Paragraph (1), Article 5, Pricing, of the Canada - U.S.A. Agreement provides that:

The Parties acknowledge that market forces shall be the primary consideration in the establishment of prices for air transportation. Intervention by the aeronautical authorities shall be limited to:

(a) prevention of unreasonably discriminatory prices or practices;

(b) protection of consumers from prices that are unreasonably high or restrictive because of the abuse of a dominant position;

(c) protection of airlines from prices to the extent that they are artificially low because of direct or indirect governmental subsidy or support; and

(d) protection of airlines from prices that are artificially low, where evidence exists as to an intent of eliminating competition.

Further, Article 23, Definitions, of the Canada - U.S.A. Agreement states that:

"Price" means any fare, rate or charge (including discounts, frequent flyer plans or other benefits affecting the cost of air transportation) for the carriage of passengers (and their baggage) and/or cargo (excluding mail), or the charter of aircraft charged by airlines, including their agents, and the conditions governing the availability of such fare, rate or charge but excluding general terms and conditions of carriage which are broadly applicable to all air transportation and are not directly related to the fare, rate or charge.

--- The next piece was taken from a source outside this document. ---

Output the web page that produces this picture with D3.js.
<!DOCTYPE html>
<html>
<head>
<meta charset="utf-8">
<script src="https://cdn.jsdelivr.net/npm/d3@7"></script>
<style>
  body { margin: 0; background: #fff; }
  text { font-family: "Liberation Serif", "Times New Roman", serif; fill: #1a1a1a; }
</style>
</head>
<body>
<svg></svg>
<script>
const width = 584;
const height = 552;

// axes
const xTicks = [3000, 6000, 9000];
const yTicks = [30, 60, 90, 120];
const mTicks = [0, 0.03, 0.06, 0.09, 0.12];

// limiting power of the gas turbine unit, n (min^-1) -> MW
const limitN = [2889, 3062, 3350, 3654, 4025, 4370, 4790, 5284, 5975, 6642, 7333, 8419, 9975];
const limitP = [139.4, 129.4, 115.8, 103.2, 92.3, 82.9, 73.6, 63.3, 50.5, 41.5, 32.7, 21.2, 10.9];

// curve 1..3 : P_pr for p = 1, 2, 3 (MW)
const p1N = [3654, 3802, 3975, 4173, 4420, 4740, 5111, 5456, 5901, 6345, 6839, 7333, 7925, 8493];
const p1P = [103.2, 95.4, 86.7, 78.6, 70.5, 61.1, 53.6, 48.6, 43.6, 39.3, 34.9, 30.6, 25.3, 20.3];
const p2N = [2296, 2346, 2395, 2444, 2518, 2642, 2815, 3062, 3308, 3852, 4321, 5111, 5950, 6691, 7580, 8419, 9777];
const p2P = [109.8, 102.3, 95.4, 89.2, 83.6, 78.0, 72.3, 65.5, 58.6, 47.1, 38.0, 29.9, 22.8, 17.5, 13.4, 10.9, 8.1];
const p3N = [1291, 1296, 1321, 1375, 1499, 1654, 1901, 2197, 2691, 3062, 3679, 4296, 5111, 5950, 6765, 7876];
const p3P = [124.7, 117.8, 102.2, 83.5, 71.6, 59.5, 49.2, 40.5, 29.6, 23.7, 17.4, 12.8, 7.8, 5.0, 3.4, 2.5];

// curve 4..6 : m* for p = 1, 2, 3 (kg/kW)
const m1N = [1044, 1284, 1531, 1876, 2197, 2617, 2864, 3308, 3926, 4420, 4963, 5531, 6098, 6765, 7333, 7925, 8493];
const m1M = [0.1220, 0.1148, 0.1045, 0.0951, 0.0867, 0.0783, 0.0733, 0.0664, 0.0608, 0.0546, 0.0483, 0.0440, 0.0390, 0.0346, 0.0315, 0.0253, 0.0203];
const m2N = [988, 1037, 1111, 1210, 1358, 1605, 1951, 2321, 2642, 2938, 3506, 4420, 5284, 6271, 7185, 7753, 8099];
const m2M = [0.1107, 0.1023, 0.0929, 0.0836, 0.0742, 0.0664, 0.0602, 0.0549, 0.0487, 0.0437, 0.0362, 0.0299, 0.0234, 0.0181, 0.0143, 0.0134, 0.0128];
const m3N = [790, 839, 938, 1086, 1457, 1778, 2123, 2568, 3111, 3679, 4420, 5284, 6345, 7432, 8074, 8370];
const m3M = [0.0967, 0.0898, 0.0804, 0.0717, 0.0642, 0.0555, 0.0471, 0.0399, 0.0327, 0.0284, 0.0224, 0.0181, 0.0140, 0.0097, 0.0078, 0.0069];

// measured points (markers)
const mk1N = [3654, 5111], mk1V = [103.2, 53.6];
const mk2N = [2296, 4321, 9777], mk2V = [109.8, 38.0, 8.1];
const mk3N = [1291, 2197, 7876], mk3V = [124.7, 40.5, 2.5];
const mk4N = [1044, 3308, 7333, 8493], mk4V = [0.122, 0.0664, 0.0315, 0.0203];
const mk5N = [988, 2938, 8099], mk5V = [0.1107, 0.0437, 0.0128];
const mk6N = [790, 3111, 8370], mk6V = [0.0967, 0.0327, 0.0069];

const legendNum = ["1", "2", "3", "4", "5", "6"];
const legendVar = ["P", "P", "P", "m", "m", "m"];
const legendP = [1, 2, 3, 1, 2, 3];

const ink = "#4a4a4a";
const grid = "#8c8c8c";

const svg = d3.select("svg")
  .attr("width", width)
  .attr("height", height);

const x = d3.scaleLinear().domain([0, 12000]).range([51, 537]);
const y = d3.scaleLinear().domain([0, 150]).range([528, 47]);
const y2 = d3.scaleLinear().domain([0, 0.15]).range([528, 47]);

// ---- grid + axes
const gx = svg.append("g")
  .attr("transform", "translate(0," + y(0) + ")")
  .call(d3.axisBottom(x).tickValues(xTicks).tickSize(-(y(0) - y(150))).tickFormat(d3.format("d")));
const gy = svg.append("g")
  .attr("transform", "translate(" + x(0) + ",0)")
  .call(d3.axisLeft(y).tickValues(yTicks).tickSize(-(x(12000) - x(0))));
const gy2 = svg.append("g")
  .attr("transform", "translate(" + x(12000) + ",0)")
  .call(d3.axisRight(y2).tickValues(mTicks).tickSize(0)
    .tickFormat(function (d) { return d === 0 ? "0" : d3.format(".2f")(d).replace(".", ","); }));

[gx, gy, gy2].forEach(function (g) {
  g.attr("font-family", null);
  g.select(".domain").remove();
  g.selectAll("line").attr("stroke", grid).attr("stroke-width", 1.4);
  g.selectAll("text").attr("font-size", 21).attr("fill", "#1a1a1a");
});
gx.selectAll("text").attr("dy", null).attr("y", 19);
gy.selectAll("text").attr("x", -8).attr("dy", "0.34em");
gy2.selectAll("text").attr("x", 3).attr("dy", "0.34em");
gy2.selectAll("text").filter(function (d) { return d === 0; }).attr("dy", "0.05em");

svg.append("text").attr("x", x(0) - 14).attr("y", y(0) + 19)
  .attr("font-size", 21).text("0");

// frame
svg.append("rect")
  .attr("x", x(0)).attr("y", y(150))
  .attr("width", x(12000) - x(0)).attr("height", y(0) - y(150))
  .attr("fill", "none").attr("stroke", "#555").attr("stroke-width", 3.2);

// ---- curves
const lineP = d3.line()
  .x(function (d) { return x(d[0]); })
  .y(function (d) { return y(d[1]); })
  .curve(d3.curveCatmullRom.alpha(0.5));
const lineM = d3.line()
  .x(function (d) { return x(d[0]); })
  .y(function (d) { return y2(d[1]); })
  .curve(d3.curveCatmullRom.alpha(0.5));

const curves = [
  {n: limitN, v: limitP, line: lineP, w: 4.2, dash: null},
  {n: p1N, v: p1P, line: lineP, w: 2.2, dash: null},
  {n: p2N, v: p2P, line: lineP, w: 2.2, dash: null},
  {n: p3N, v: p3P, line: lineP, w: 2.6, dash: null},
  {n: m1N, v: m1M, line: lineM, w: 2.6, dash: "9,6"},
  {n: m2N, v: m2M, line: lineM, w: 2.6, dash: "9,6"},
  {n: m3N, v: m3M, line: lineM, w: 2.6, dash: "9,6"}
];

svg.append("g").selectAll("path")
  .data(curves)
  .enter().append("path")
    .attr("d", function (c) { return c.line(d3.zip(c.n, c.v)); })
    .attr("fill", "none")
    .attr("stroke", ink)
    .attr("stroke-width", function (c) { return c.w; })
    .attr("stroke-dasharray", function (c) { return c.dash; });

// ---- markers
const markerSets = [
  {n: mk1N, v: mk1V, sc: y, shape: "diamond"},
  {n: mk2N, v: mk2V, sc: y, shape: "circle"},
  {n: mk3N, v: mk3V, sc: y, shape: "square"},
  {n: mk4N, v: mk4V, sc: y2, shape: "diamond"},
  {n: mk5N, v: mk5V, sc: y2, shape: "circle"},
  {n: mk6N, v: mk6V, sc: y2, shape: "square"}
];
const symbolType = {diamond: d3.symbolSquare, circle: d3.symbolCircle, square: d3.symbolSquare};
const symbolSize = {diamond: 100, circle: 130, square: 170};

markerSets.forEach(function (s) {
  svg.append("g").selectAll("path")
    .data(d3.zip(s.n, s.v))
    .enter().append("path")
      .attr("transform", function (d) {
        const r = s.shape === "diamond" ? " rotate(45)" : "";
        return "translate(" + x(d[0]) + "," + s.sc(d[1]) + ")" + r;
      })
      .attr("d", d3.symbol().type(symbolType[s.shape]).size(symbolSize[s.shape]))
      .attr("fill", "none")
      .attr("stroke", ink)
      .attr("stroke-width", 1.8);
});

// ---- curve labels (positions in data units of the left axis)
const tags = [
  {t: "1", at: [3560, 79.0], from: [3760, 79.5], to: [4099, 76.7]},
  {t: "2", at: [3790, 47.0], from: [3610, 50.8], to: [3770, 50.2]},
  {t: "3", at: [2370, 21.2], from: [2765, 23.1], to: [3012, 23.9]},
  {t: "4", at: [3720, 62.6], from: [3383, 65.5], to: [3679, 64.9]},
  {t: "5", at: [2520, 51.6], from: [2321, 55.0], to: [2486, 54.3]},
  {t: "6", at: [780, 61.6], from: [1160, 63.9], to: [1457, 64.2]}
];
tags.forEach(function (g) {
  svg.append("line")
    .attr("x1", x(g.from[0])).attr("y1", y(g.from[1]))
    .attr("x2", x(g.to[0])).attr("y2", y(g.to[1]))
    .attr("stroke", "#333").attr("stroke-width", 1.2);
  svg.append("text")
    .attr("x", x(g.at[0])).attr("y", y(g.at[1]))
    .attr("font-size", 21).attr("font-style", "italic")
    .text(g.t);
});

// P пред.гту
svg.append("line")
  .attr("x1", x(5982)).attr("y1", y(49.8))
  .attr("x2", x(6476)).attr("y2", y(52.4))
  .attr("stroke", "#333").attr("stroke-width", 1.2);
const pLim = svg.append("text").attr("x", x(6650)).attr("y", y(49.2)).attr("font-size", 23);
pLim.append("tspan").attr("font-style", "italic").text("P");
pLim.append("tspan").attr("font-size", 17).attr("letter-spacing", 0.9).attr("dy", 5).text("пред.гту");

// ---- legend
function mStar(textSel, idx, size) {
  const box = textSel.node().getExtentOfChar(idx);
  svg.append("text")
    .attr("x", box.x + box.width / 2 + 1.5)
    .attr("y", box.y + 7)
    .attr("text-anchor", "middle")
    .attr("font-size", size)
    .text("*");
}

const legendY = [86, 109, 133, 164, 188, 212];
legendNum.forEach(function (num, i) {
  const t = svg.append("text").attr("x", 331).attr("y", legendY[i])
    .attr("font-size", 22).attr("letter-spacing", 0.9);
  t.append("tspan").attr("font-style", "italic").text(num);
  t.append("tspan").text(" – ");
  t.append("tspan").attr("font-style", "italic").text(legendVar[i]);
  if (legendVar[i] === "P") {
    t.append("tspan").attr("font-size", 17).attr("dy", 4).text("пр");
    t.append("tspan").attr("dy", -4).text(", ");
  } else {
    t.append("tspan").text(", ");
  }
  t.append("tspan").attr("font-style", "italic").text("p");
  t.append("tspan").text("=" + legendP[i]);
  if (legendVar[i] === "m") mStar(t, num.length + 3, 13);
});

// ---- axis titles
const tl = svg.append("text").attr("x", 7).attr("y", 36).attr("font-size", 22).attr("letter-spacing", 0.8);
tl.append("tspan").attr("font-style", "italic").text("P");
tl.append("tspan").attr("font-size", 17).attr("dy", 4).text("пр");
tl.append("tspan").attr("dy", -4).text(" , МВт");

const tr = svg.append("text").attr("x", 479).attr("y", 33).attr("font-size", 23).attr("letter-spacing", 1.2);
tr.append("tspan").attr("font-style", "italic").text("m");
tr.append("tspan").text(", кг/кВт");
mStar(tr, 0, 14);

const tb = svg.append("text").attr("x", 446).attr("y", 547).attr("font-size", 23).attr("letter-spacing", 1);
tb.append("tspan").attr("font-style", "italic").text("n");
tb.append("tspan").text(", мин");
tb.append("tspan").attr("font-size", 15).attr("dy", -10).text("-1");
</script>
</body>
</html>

Air Canada's applicable tariff provision, as set out in category 16, Rule 4275, of the Canadian Passenger Rules (CPR) Tariff, states, in part, that:

Tickets are non-refundable.

Note: Full value of a ticket may apply to future travel providing the following conditions are met:

  • carrier compensation fee of CAD$100/US$75 is assessed at the time of reissue
  • travel occurs within one year of the original ticket issuance

Changes before departure: charge of CAD$100/US$75 is assessed for reissue/revalidation

Note: Voluntary rerouting/flight changes permitted provided:

  • new itinerary meets all conditions of the original fare
  • new itinerary is of equal or higher value

The Agency notes that Air Canada applied its tariff provision by imposing the US$75 fee in the case at hand.

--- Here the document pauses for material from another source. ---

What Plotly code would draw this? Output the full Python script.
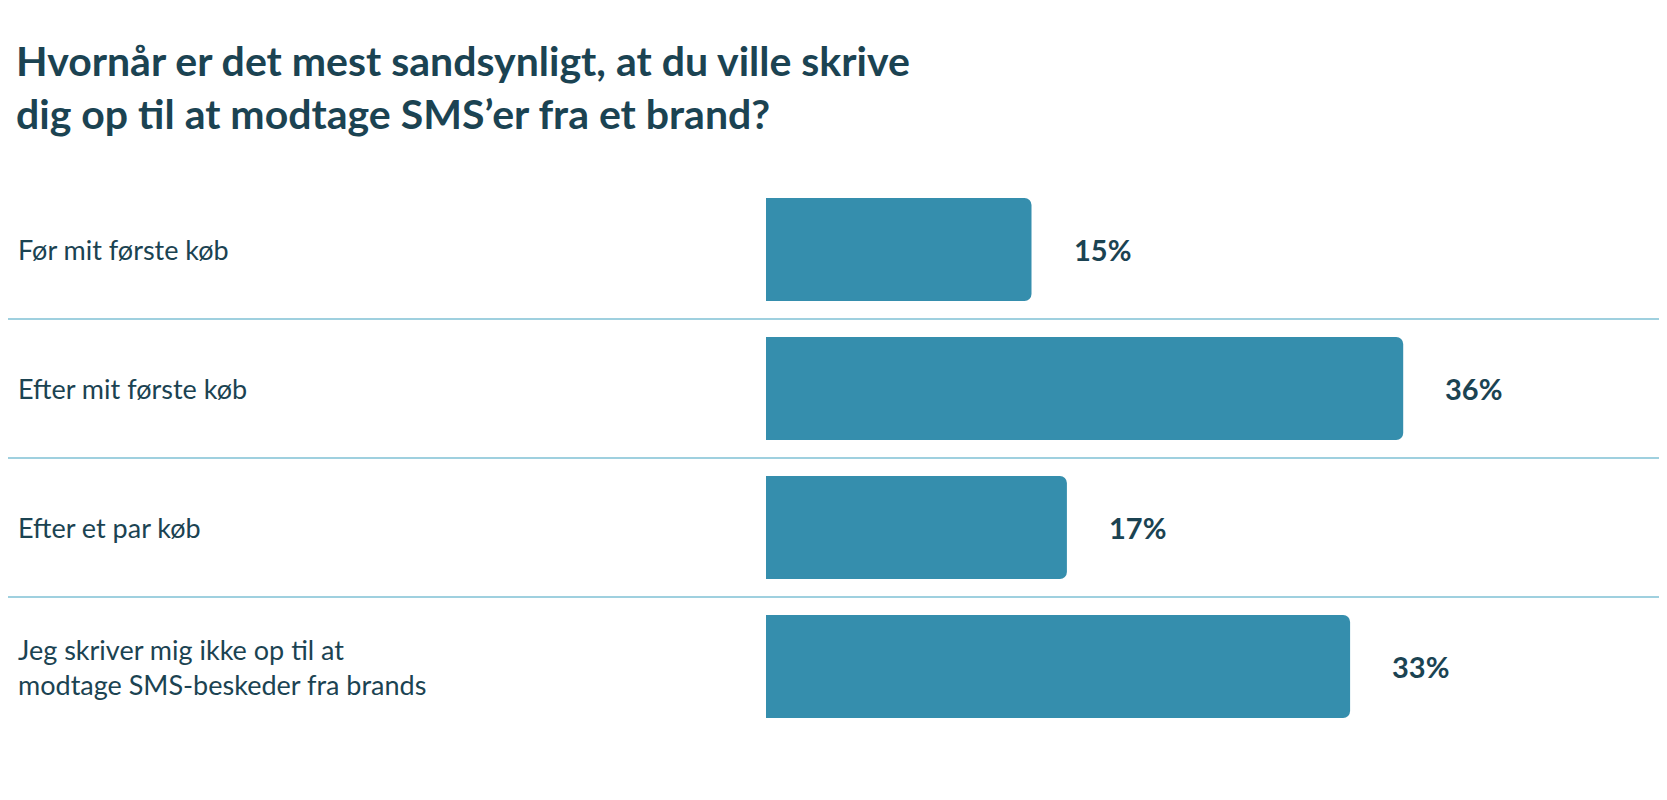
import plotly.graph_objects as go

categories = ["Før mit første køb", "Efter mit første køb", "Efter et par køb",
              "Jeg skriver mig ikke op til at<br>modtage SMS-beskeder fra brands"]
values = [15, 36, 17, 33]
labels = ["15%", "36%", "17%", "33%"]

dark = "#1b4352"
fig = go.Figure(go.Bar(
    x=values, y=list(range(len(values))), orientation="h", width=0.74,
    marker=dict(color="#358ead", cornerradius=7, line=dict(width=0)),
    hoverinfo="skip",
))

for i, (cat, v, lab) in enumerate(zip(categories, values, labels)):
    fig.add_annotation(x=0, y=i, xref="x", yref="y", text=cat, showarrow=False,
                       xanchor="left", align="left", xshift=-750,
                       font=dict(size=27, color=dark, family="Lato"))
    fig.add_annotation(x=v, y=i, xref="x", yref="y", text=f"<b>{lab}</b>", showarrow=False,
                       xanchor="left", xshift=40, font=dict(size=29, color=dark, family="Lato"))
for i in range(len(values) - 1):
    fig.add_shape(type="line", xref="paper", yref="y", x0=-1, x1=1.1, y0=i + 0.5, y1=i + 0.5,
                  line=dict(color="#9fd0df", width=2))

fig.add_annotation(
    text="<b>Hvornår er det mest sandsynligt, at du ville skrive<br>dig op til at modtage SMS’er fra et brand?</b>",
    xref="paper", yref="paper", x=0, y=1 + 146 / 556, xanchor="left", yanchor="top",
    xshift=-752, align="left", showarrow=False,
    font=dict(size=41, color=dark, family="Lato"))

fig.update_layout(
    width=1667, height=800, plot_bgcolor="white", paper_bgcolor="white",
    margin=dict(l=758, r=24, t=172, b=72), showlegend=False,
    xaxis=dict(range=[0, 50], visible=False),
    yaxis=dict(range=[3.5, -0.5], visible=False),
)
fig.write_html("out.html")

The Agency finds that the US$75 fee is a "price" pursuant to Article 23 of the Canada - U.S.A. Agreement. The fee is a condition governing the availability of the fare in question and is directly related to it. This fee is not broadly applicable to all fares, as it is not applied to higher priced full economy, business or first class fares.

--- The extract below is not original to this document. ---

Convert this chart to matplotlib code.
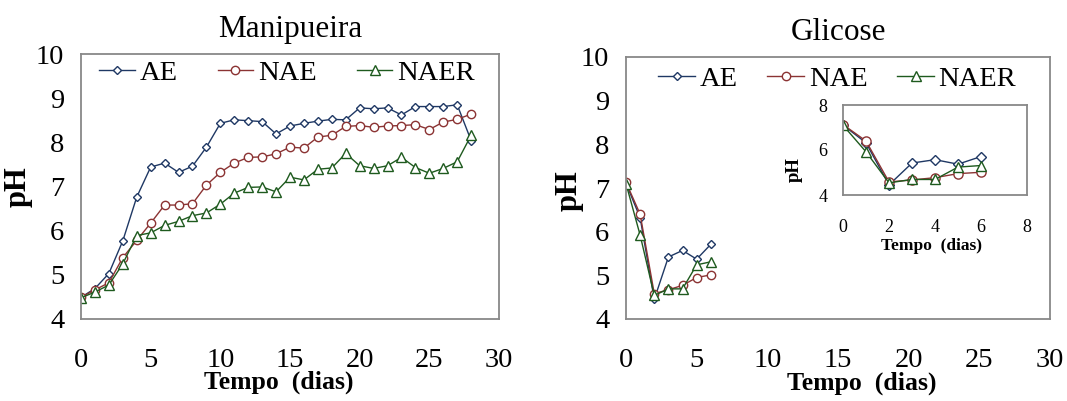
import matplotlib
matplotlib.use("Agg")
import matplotlib.pyplot as plt

plt.rcParams['font.family'] = ['Liberation Serif', 'DejaVu Serif']

# Manipueira, days 0..28
dias_m = list(range(29))
ae_m = [4.49, 4.69, 5.03, 5.77, 6.76, 7.44, 7.53, 7.32, 7.46, 7.89,
        8.43, 8.51, 8.49, 8.47, 8.19, 8.37, 8.43, 8.48, 8.52, 8.51,
        8.78, 8.76, 8.78, 8.62, 8.81, 8.81, 8.81, 8.85, 8.04]
nae_m = [4.49, 4.66, 4.82, 5.39, 5.78, 6.17, 6.58, 6.58, 6.61, 7.03,
         7.32, 7.53, 7.66, 7.67, 7.74, 7.89, 7.87, 8.12, 8.16, 8.36,
         8.38, 8.34, 8.37, 8.38, 8.40, 8.29, 8.46, 8.52, 8.64]
naer_m = [4.48, 4.61, 4.77, 5.25, 5.89, 5.95, 6.12, 6.21, 6.34, 6.40,
          6.60, 6.85, 6.98, 6.99, 6.88, 7.21, 7.15, 7.39, 7.42, 7.75,
          7.47, 7.41, 7.47, 7.66, 7.43, 7.30, 7.41, 7.56, 8.16]

# Glicose, days 0..6
dias_g = list(range(7))
ae_g = [7.11, 6.32, 4.45, 5.42, 5.57, 5.37, 5.71]
nae_g = [7.13, 6.40, 4.58, 4.67, 4.77, 4.95, 5.01]
naer_g = [7.10, 5.92, 4.54, 4.69, 4.69, 5.24, 5.31]

labels = ['AE', 'NAE', 'NAER']
colors = ['#1f3864', '#8b3333', '#1e5a1e']
markers = ['D', 'o', '^']
msizes = [4.5, 6, 6.5]

gray = '#888888'
fs = 20.5

fig = plt.figure(figsize=(10.67, 4.01), dpi=100)
W, H = 1067, 401


def box(x0, y0, x1, y1):
    return [x0 / W, 1 - y1 / H, (x1 - x0) / W, (y1 - y0) / H]


def draw_series(ax, x, ys, ms_scale=1.0):
    for y, lab, c, m, s in zip(ys, labels, colors, markers, msizes):
        ax.plot(x, y, color=c, marker=m, markersize=s * ms_scale,
                markerfacecolor='white', markeredgecolor=c,
                markeredgewidth=1.0, linewidth=1.0, label=lab)


def style(ax, size, xpad, ypad):
    for sp in ax.spines.values():
        sp.set_color(gray)
        sp.set_linewidth(1.3)
    ax.tick_params(axis='both', length=0, labelsize=size)
    ax.tick_params(axis='x', pad=xpad)
    ax.tick_params(axis='y', pad=ypad)


# left panel
ax1 = fig.add_axes(box(81, 54, 499, 319))
draw_series(ax1, dias_m, [ae_m, nae_m, naer_m])
ax1.set_xlim(0, 30)
ax1.set_ylim(4, 10)
ax1.set_xticks(range(0, 31, 5))
ax1.set_yticks(range(4, 11))
style(ax1, fs, 21, 12)
ax1.set_title('Manipueira', fontsize=22.5, pad=12)
ax1.set_xlabel('Tempo  (dias)', fontsize=18.5, fontweight='bold')
ax1.xaxis.set_label_coords(0.474, -0.24)
ax1.xaxis.label.set_va('center')
ax1.set_ylabel('pH', fontsize=22, fontweight='bold')
ax1.yaxis.set_label_coords(-0.115, 0.5)
ax1.legend(loc='center', bbox_to_anchor=(0.493, 0.929), ncol=3,
           frameon=False, fontsize=fs, handlelength=1.25, handletextpad=0.18,
           columnspacing=1.4, borderpad=0, borderaxespad=0)

# right panel
ax2 = fig.add_axes(box(626, 57, 1050, 319))
draw_series(ax2, dias_g, [ae_g, nae_g, naer_g])
ax2.set_xlim(0, 30)
ax2.set_ylim(4, 10)
ax2.set_xticks(range(0, 31, 5))
ax2.set_yticks(range(4, 11))
style(ax2, fs, 21, 12)
ax2.set_title('Glicose', fontsize=22.5, pad=12)
ax2.set_xlabel('Tempo  (dias)', fontsize=18.5, fontweight='bold')
ax2.xaxis.set_label_coords(0.555, -0.245)
ax2.xaxis.label.set_va('center')
ax2.set_ylabel('pH', fontsize=22, fontweight='bold')
ax2.yaxis.set_label_coords(-0.101, 0.49)
ax2.legend(loc='center', bbox_to_anchor=(0.498, 0.917), ncol=3,
           frameon=False, fontsize=fs, handlelength=1.3, handletextpad=0.15,
           columnspacing=1.05, borderpad=0, borderaxespad=0)

# inset
ax3 = fig.add_axes(box(843, 105, 1027, 195))
draw_series(ax3, dias_g, [ae_g, nae_g, naer_g], ms_scale=1.1)
ax3.set_xlim(0, 8)
ax3.set_ylim(4, 8)
ax3.set_xticks(range(0, 9, 2))
ax3.set_yticks([4, 6, 8])
style(ax3, 13, 17, 11)
ax3.set_xlabel('Tempo  (dias)', fontsize=12.5, fontweight='bold')
ax3.xaxis.set_label_coords(0.48, -0.567)
ax3.xaxis.label.set_va('center')
ax3.set_ylabel('pH', fontsize=13.5, fontweight='bold')
ax3.yaxis.set_label_coords(-0.22, 0.28)

fig.savefig('out.png', dpi=100)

In view of the foregoing, and pursuant to paragraph (1), Article 5, Pricing, of the Canada - U.S.A. Agreement, the Agency can intervene in the matter and exercise the powers conferred on the Agency by virtue of sections 111 and 113 of the ATR only if it determines that the fee applied by Air Canada is unreasonably discriminatory, high or restrictive.

On the issue of whether the penalty fee is unreasonably discriminatory, the Agency finds that Air Canada applied the fee equally to all passengers purchasing the fare bought by Mr. Roberts, and to similarly reduced fares offered by the carrier. Therefore, the Agency is of the view that the fee is not unreasonably discriminatory.

On the issue of whether the penalty fee is unreasonably high or restrictive, the Agency finds that Air Canada did not charge an unreasonably high or restrictive fee. The Agency notes that this fee is applied to discounted fares, is proportionate with the objective of dissuading travellers from changing their travel dates, and is not excessive because changes remain practically possible. A change fee, which is commonly applied by air carriers in respect of discounted fares, assists airlines to predict, with a certain degree of reliability, the level of occupancy of their flights. Also, the Agency notes that all carriers publishing fares between New York City and Montréal applied a US$75 change fee to such fares on the date on which Mr. Roberts filed his complaint. Finally, the Agency is cognizant that, in many instances, deeply discounted fares offered by air carriers have more restrictive conditions of carriage than those applied by Air Canada to the fare in question, including a condition that does not permit any changes to be made to tickets.

CONCLUSION

Based on the above findings, the Agency hereby dismisses the complaint.